* **What this task involves**
All of the lines below are to be transcribed faithfully, with pictures excluded from the copy.

* **Given material**
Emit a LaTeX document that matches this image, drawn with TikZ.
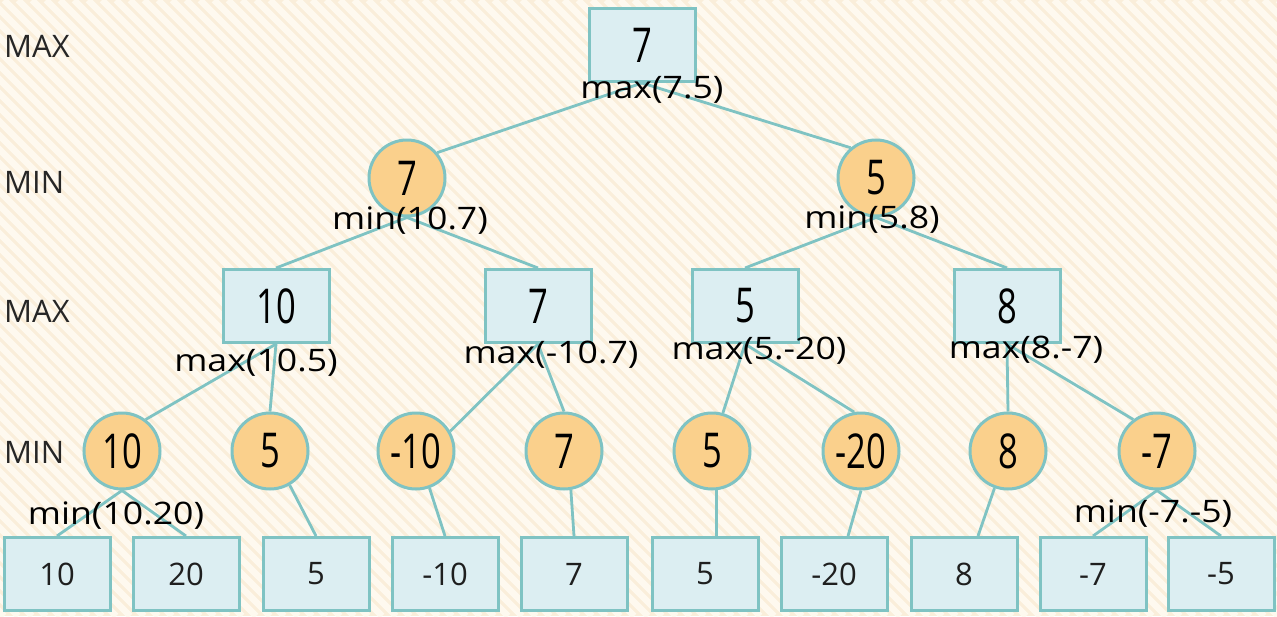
\documentclass[tikz,border=0pt]{standalone}
\usepackage{fontspec}
\setmainfont{Open Sans}
\newfontfamily\handfont[FakeStretch=0.72]{Open Sans}
\newfontfamily\calcfont[FakeStretch=1.15]{Open Sans}
\usetikzlibrary{calc}
\definecolor{bgbase}{HTML}{FAEEDA}
\definecolor{bgstripe}{HTML}{FEF9EF}
\definecolor{edgeteal}{HTML}{7FC3C3}
\definecolor{boxfill}{HTML}{DCEEF2}
\definecolor{circfill}{HTML}{FAD08C}
\pgfdeclarelayer{bglayer}
\pgfdeclarelayer{edgelayer}
\pgfsetlayers{bglayer,edgelayer,main}
\begin{document}
\begin{tikzpicture}[x=1pt,y=-1pt,
  maxbox/.style={draw=edgeteal,line width=3pt,fill=boxfill,minimum width=106pt,minimum height=73pt,inner sep=0pt},
  minnode/.style={circle,draw=edgeteal,line width=3pt,fill=circfill,minimum size=76pt,inner sep=0pt},
  val/.style={font=\handfont\fontsize{48}{52}\selectfont,text=black},
  leaf/.style={maxbox,font=\fontsize{31}{35}\selectfont,text=black!88},
  lvl/.style={anchor=west,inner sep=0pt,font=\fontsize{31}{35}\selectfont,text=black!85},
  calcl/.style={inner sep=0pt,font=\calcfont\fontsize{31}{34}\selectfont,text=black},
  edge/.style={draw=edgeteal,line width=2.8pt}]
\useasboundingbox (0,0) rectangle (1277,616);
\begin{pgfonlayer}{bglayer}
\fill[bgbase] (0,0) rectangle (1277,616);
\begin{scope}
\clip (0,0) rectangle (1277,616);
\foreach \i in {-640,-626,...,1290} \draw[bgstripe,line width=6.5pt] (\i,0) -- (\i+616,616);
\end{scope}
\end{pgfonlayer}

% level labels
\node[lvl] (lv1) at (4,46) {MAX};
\node[lvl] (lv2) at (4,182) {MIN};
\node[lvl] (lv3) at (4,311) {MAX};
\node[lvl] (lv4) at (4,452) {MIN};

% nodes
\node[maxbox,val] (root) at (642,45) {7};
\node[minnode,val] (m1) at (407,178) {7};
\node[minnode,val] (m2) at (876,178) {5};
\node[maxbox,val] (b1) at (276,306) {10};
\node[maxbox,val] (b2) at (538,306) {7};
\node[maxbox,val] (b3) at (745,306) {5};
\node[maxbox,val] (b4) at (1007,306) {8};
\node[minnode,val] (c1) at (122,451) {10};
\node[minnode,val] (c2) at (270,451) {5};
\node[minnode,val] (c3) at (416,451) {-10};
\node[minnode,val] (c4) at (564,451) {7};
\node[minnode,val] (c5) at (712,451) {5};
\node[minnode,val] (c6) at (861,451) {-20};
\node[minnode,val] (c7) at (1008,451) {8};
\node[minnode,val] (c8) at (1157,451) {-7};
\node[leaf] (l1) at (57,574) {10};
\node[leaf] (l2) at (186,574) {20};
\node[leaf] (l3) at (316,574) {5};
\node[leaf] (l4) at (445,574) {-10};
\node[leaf] (l5) at (574,574) {7};
\node[leaf] (l6) at (705,574) {5};
\node[leaf] (l7) at (834,574) {-20};
\node[leaf] (l8) at (964,574) {8};
\node[leaf] (l9) at (1093,574) {-7};
\node[leaf] (l10) at (1221,574) {-5};

% edges
\begin{pgfonlayer}{edgelayer}
\draw[edge] (root.south) -- (m1.40);
\draw[edge] (root.south) -- (m2.130);
\draw[edge] (m1.south) -- (b1.north);
\draw[edge] (m1.south) -- (b2.north);
\draw[edge] (m2.south) -- (b3.north);
\draw[edge] (m2.south) -- (b4.north);
\draw[edge] (b1.south) -- (c1.53);
\draw[edge] (b1.south) -- (c2.north);
\draw[edge] (b2.south) -- (c3.30);
\draw[edge] (b2.south) -- (c4.north);
\draw[edge] (b3.south) -- (c5.74);
\draw[edge] (b3.south) -- (c6.100);
\draw[edge] (b4.south) -- (c7.north);
\draw[edge] (b4.south) -- (c8.127);
\draw[edge] (c1.south) -- (l1.north);
\draw[edge] (c1.south) -- (l2.north);
\draw[edge] (c2.-60) -- (l3.north);
\draw[edge] (c3.-70) -- (l4.north);
\draw[edge] (c4.-80) -- (l5.north);
\draw[edge] (c5.-84) -- (c5.-84 |- l6.north);
\draw[edge] (c6.south) -- ($(l7.north)+(14,0)$);
\draw[edge] (c7.-110) -- ($(l8.north)+(14,0)$);
\draw[edge] (c8.south) -- (l9.north);
\draw[edge] (c8.south) -- (l10.north);
\end{pgfonlayer}

% computation labels
\node[calcl] (k0) at (652,90) {max(7.5)};
\node[calcl] (k1) at (410,221) {min(10.7)};
\node[calcl] (k2) at (872,220) {min(5.8)};
\node[calcl] (k3) at (256,363) {max(10.5)};
\node[calcl] (k4) at (551,355) {max(-10.7)};
\node[calcl] (k5) at (759,351) {max(5.-20)};
\node[calcl] (k6) at (1026,350) {max(8.-7)};
\node[calcl] (k7) at (116,516) {min(10.20)};
\node[calcl] (k8) at (1153,514) {min(-7.-5)};
\end{tikzpicture}
\end{document}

* **Answer for the task**
Emit a LaTeX document that matches this image, drawn with TikZ.
\documentclass[tikz,border=0pt]{standalone}
\usepackage{fontspec}
\setmainfont{Open Sans}
\newfontfamily\handfont[FakeStretch=0.72]{Open Sans}
\newfontfamily\calcfont[FakeStretch=1.15]{Open Sans}
\usetikzlibrary{calc}
\definecolor{bgbase}{HTML}{FAEEDA}
\definecolor{bgstripe}{HTML}{FEF9EF}
\definecolor{edgeteal}{HTML}{7FC3C3}
\definecolor{boxfill}{HTML}{DCEEF2}
\definecolor{circfill}{HTML}{FAD08C}
\pgfdeclarelayer{bglayer}
\pgfdeclarelayer{edgelayer}
\pgfsetlayers{bglayer,edgelayer,main}
\begin{document}
\begin{tikzpicture}[x=1pt,y=-1pt,
  maxbox/.style={draw=edgeteal,line width=3pt,fill=boxfill,minimum width=106pt,minimum height=73pt,inner sep=0pt},
  minnode/.style={circle,draw=edgeteal,line width=3pt,fill=circfill,minimum size=76pt,inner sep=0pt},
  val/.style={font=\handfont\fontsize{48}{52}\selectfont,text=black},
  leaf/.style={maxbox,font=\fontsize{31}{35}\selectfont,text=black!88},
  lvl/.style={anchor=west,inner sep=0pt,font=\fontsize{31}{35}\selectfont,text=black!85},
  calcl/.style={inner sep=0pt,font=\calcfont\fontsize{31}{34}\selectfont,text=black},
  edge/.style={draw=edgeteal,line width=2.8pt}]
\useasboundingbox (0,0) rectangle (1277,616);
\begin{pgfonlayer}{bglayer}
\fill[bgbase] (0,0) rectangle (1277,616);
\begin{scope}
\clip (0,0) rectangle (1277,616);
\foreach \i in {-640,-626,...,1290} \draw[bgstripe,line width=6.5pt] (\i,0) -- (\i+616,616);
\end{scope}
\end{pgfonlayer}

% level labels
\node[lvl] (lv1) at (4,46) {MAX};
\node[lvl] (lv2) at (4,182) {MIN};
\node[lvl] (lv3) at (4,311) {MAX};
\node[lvl] (lv4) at (4,452) {MIN};

% nodes
\node[maxbox,val] (root) at (642,45) {7};
\node[minnode,val] (m1) at (407,178) {7};
\node[minnode,val] (m2) at (876,178) {5};
\node[maxbox,val] (b1) at (276,306) {10};
\node[maxbox,val] (b2) at (538,306) {7};
\node[maxbox,val] (b3) at (745,306) {5};
\node[maxbox,val] (b4) at (1007,306) {8};
\node[minnode,val] (c1) at (122,451) {10};
\node[minnode,val] (c2) at (270,451) {5};
\node[minnode,val] (c3) at (416,451) {-10};
\node[minnode,val] (c4) at (564,451) {7};
\node[minnode,val] (c5) at (712,451) {5};
\node[minnode,val] (c6) at (861,451) {-20};
\node[minnode,val] (c7) at (1008,451) {8};
\node[minnode,val] (c8) at (1157,451) {-7};
\node[leaf] (l1) at (57,574) {10};
\node[leaf] (l2) at (186,574) {20};
\node[leaf] (l3) at (316,574) {5};
\node[leaf] (l4) at (445,574) {-10};
\node[leaf] (l5) at (574,574) {7};
\node[leaf] (l6) at (705,574) {5};
\node[leaf] (l7) at (834,574) {-20};
\node[leaf] (l8) at (964,574) {8};
\node[leaf] (l9) at (1093,574) {-7};
\node[leaf] (l10) at (1221,574) {-5};

% edges
\begin{pgfonlayer}{edgelayer}
\draw[edge] (root.south) -- (m1.40);
\draw[edge] (root.south) -- (m2.130);
\draw[edge] (m1.south) -- (b1.north);
\draw[edge] (m1.south) -- (b2.north);
\draw[edge] (m2.south) -- (b3.north);
\draw[edge] (m2.south) -- (b4.north);
\draw[edge] (b1.south) -- (c1.53);
\draw[edge] (b1.south) -- (c2.north);
\draw[edge] (b2.south) -- (c3.30);
\draw[edge] (b2.south) -- (c4.north);
\draw[edge] (b3.south) -- (c5.74);
\draw[edge] (b3.south) -- (c6.100);
\draw[edge] (b4.south) -- (c7.north);
\draw[edge] (b4.south) -- (c8.127);
\draw[edge] (c1.south) -- (l1.north);
\draw[edge] (c1.south) -- (l2.north);
\draw[edge] (c2.-60) -- (l3.north);
\draw[edge] (c3.-70) -- (l4.north);
\draw[edge] (c4.-80) -- (l5.north);
\draw[edge] (c5.-84) -- (c5.-84 |- l6.north);
\draw[edge] (c6.south) -- ($(l7.north)+(14,0)$);
\draw[edge] (c7.-110) -- ($(l8.north)+(14,0)$);
\draw[edge] (c8.south) -- (l9.north);
\draw[edge] (c8.south) -- (l10.north);
\end{pgfonlayer}

% computation labels
\node[calcl] (k0) at (652,90) {max(7.5)};
\node[calcl] (k1) at (410,221) {min(10.7)};
\node[calcl] (k2) at (872,220) {min(5.8)};
\node[calcl] (k3) at (256,363) {max(10.5)};
\node[calcl] (k4) at (551,355) {max(-10.7)};
\node[calcl] (k5) at (759,351) {max(5.-20)};
\node[calcl] (k6) at (1026,350) {max(8.-7)};
\node[calcl] (k7) at (116,516) {min(10.20)};
\node[calcl] (k8) at (1153,514) {min(-7.-5)};
\end{tikzpicture}
\end{document}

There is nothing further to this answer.